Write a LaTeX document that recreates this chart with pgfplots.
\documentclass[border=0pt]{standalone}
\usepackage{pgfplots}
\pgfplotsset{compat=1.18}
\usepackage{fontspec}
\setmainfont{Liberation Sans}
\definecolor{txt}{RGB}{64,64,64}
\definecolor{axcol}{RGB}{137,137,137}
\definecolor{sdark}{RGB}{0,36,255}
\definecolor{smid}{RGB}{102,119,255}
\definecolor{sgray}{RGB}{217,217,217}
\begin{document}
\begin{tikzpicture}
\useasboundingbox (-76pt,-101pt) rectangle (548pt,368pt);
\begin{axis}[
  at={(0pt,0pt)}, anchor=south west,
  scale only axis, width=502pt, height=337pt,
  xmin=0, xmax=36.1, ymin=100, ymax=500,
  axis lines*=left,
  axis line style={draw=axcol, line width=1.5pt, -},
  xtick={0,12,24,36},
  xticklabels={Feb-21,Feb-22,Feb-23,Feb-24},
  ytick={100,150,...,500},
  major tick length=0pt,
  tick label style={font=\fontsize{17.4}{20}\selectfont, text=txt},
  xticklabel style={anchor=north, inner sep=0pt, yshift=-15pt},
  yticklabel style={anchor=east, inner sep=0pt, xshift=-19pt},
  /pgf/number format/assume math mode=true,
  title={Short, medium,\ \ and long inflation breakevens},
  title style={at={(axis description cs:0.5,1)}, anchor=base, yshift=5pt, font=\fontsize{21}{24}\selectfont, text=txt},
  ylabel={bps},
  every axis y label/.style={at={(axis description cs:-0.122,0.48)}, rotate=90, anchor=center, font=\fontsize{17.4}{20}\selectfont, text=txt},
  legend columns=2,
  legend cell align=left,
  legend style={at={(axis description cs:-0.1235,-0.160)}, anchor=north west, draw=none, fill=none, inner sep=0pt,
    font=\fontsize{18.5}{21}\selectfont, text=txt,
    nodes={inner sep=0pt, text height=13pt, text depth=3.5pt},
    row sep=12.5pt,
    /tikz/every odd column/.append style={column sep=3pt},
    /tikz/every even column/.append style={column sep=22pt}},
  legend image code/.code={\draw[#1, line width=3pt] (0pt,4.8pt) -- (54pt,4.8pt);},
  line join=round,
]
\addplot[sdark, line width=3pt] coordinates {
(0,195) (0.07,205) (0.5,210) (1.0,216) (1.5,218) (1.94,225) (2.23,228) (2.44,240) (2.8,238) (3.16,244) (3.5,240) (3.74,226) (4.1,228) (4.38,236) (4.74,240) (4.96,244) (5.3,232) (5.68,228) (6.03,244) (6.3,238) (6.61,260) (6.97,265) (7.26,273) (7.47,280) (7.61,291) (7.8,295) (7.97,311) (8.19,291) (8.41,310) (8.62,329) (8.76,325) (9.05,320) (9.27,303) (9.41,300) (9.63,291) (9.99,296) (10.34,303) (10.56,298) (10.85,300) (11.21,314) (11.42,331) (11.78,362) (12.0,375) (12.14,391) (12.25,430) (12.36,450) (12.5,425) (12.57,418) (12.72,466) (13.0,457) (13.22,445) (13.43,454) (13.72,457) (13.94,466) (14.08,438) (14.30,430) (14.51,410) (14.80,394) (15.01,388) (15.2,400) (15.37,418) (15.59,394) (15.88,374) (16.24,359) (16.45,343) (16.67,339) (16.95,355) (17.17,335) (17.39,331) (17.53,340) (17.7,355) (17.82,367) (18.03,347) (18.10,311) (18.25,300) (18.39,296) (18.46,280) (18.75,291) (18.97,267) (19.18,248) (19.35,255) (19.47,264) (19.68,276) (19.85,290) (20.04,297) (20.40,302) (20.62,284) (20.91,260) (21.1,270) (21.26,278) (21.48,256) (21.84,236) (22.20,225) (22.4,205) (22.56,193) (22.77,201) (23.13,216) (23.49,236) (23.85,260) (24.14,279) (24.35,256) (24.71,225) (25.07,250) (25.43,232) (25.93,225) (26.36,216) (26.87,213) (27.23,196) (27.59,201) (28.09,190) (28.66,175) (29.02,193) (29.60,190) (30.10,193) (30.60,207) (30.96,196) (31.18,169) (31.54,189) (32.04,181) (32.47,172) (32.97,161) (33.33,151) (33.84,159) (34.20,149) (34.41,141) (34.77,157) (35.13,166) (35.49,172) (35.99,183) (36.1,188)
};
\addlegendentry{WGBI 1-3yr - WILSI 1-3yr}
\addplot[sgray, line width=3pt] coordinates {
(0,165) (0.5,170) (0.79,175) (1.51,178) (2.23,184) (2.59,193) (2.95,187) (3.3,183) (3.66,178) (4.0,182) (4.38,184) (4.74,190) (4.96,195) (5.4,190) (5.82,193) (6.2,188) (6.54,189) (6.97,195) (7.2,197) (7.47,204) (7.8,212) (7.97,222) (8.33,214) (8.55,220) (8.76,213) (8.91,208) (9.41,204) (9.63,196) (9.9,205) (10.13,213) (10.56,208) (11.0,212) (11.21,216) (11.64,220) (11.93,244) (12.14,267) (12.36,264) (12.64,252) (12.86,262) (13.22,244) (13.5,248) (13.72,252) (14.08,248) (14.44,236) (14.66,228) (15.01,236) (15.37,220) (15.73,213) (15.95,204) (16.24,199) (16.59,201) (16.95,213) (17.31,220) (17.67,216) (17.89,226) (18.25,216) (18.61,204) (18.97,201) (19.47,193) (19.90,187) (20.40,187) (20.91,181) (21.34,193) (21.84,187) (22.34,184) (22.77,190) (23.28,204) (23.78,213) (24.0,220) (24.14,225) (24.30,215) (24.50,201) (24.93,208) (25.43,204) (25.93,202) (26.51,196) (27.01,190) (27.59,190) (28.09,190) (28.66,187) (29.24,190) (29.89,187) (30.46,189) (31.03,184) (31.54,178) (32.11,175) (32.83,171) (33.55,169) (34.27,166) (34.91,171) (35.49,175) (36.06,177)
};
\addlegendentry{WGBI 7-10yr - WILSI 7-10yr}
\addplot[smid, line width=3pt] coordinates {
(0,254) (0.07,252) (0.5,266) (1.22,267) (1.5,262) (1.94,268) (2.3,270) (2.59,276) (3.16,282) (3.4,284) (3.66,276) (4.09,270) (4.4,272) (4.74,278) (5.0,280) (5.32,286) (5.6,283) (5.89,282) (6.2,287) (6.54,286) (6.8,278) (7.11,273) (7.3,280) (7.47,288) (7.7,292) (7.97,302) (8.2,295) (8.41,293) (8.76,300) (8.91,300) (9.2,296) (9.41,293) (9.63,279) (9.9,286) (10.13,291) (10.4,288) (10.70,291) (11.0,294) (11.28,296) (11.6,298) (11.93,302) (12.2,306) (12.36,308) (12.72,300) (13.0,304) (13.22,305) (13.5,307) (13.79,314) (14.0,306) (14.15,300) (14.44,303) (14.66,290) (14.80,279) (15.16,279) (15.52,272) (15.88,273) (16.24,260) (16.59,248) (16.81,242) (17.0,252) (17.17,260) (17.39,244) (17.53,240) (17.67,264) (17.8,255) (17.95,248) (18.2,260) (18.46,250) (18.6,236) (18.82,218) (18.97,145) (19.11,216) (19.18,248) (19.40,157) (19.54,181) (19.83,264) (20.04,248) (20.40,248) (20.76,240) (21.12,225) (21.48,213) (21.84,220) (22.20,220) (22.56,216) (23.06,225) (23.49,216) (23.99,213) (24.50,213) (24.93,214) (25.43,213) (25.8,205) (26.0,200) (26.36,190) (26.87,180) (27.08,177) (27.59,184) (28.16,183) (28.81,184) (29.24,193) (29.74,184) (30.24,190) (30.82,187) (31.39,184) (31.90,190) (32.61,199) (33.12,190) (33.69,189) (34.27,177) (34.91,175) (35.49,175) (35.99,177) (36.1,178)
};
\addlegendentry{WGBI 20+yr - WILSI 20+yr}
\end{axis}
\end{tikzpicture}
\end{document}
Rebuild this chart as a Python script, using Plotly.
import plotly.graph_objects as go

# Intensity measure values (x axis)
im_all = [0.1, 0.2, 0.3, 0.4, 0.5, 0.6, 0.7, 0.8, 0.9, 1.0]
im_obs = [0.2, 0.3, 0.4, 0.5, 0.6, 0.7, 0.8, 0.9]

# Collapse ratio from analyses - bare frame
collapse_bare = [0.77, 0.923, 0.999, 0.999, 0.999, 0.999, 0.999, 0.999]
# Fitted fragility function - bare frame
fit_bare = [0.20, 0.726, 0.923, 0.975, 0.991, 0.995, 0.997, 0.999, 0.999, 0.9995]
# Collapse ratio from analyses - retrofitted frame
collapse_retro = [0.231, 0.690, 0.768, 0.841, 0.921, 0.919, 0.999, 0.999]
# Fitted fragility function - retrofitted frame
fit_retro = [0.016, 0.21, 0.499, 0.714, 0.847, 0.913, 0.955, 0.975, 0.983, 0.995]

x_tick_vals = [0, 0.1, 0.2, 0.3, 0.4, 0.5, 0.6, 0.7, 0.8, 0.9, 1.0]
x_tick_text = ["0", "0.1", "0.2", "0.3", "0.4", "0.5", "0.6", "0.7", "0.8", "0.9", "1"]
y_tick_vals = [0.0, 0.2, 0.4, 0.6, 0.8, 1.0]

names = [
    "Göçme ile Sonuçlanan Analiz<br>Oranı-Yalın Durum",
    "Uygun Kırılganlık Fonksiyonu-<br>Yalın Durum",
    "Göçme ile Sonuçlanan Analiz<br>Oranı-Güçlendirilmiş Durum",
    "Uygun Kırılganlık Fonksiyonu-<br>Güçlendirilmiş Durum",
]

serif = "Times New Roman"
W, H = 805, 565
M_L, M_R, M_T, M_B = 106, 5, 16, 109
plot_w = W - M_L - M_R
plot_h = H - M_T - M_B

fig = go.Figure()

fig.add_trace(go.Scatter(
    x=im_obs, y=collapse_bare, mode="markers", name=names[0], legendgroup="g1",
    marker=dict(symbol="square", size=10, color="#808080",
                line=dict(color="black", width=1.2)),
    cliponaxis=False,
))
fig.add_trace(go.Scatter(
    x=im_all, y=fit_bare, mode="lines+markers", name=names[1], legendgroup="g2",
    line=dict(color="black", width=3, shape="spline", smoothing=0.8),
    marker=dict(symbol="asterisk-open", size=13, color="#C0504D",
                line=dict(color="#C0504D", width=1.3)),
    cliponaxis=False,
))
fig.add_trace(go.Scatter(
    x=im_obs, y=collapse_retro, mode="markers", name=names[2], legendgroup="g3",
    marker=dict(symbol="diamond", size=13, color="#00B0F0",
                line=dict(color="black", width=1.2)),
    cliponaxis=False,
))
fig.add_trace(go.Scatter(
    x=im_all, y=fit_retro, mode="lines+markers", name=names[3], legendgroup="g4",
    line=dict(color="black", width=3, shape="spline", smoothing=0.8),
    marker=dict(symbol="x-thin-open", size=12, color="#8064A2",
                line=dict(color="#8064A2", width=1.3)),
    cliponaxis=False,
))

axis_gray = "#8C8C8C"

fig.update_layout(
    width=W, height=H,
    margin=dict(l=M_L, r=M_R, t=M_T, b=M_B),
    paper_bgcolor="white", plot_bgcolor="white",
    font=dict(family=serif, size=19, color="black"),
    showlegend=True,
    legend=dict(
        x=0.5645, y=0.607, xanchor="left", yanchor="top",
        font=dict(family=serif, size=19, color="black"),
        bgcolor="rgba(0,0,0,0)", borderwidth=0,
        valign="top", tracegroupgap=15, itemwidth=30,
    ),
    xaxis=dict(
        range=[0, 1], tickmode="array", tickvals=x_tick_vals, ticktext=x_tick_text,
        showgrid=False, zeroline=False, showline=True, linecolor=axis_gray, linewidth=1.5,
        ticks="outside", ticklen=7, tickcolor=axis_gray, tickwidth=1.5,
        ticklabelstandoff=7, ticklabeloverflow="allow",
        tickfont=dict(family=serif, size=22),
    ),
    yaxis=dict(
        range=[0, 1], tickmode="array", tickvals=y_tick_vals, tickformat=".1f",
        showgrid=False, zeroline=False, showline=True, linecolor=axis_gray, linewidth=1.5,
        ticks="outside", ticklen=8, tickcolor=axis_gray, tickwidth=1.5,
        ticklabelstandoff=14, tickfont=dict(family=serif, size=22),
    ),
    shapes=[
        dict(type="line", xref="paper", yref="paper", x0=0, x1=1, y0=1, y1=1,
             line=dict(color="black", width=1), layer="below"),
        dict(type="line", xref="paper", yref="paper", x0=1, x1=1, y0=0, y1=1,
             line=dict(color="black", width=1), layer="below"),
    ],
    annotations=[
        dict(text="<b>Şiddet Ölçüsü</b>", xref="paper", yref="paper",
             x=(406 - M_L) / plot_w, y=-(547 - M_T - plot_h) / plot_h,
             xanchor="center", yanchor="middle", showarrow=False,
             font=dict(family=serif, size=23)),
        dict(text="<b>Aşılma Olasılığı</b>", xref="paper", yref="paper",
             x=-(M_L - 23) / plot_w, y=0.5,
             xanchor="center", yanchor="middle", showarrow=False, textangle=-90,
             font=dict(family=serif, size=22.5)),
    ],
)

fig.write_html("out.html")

-----

Exercise: Copy out every line of the listing that contains the string "this".

Answer for the task:
Write a LaTeX document that recreates this chart with pgfplots.
Rebuild this chart as a Python script, using Plotly.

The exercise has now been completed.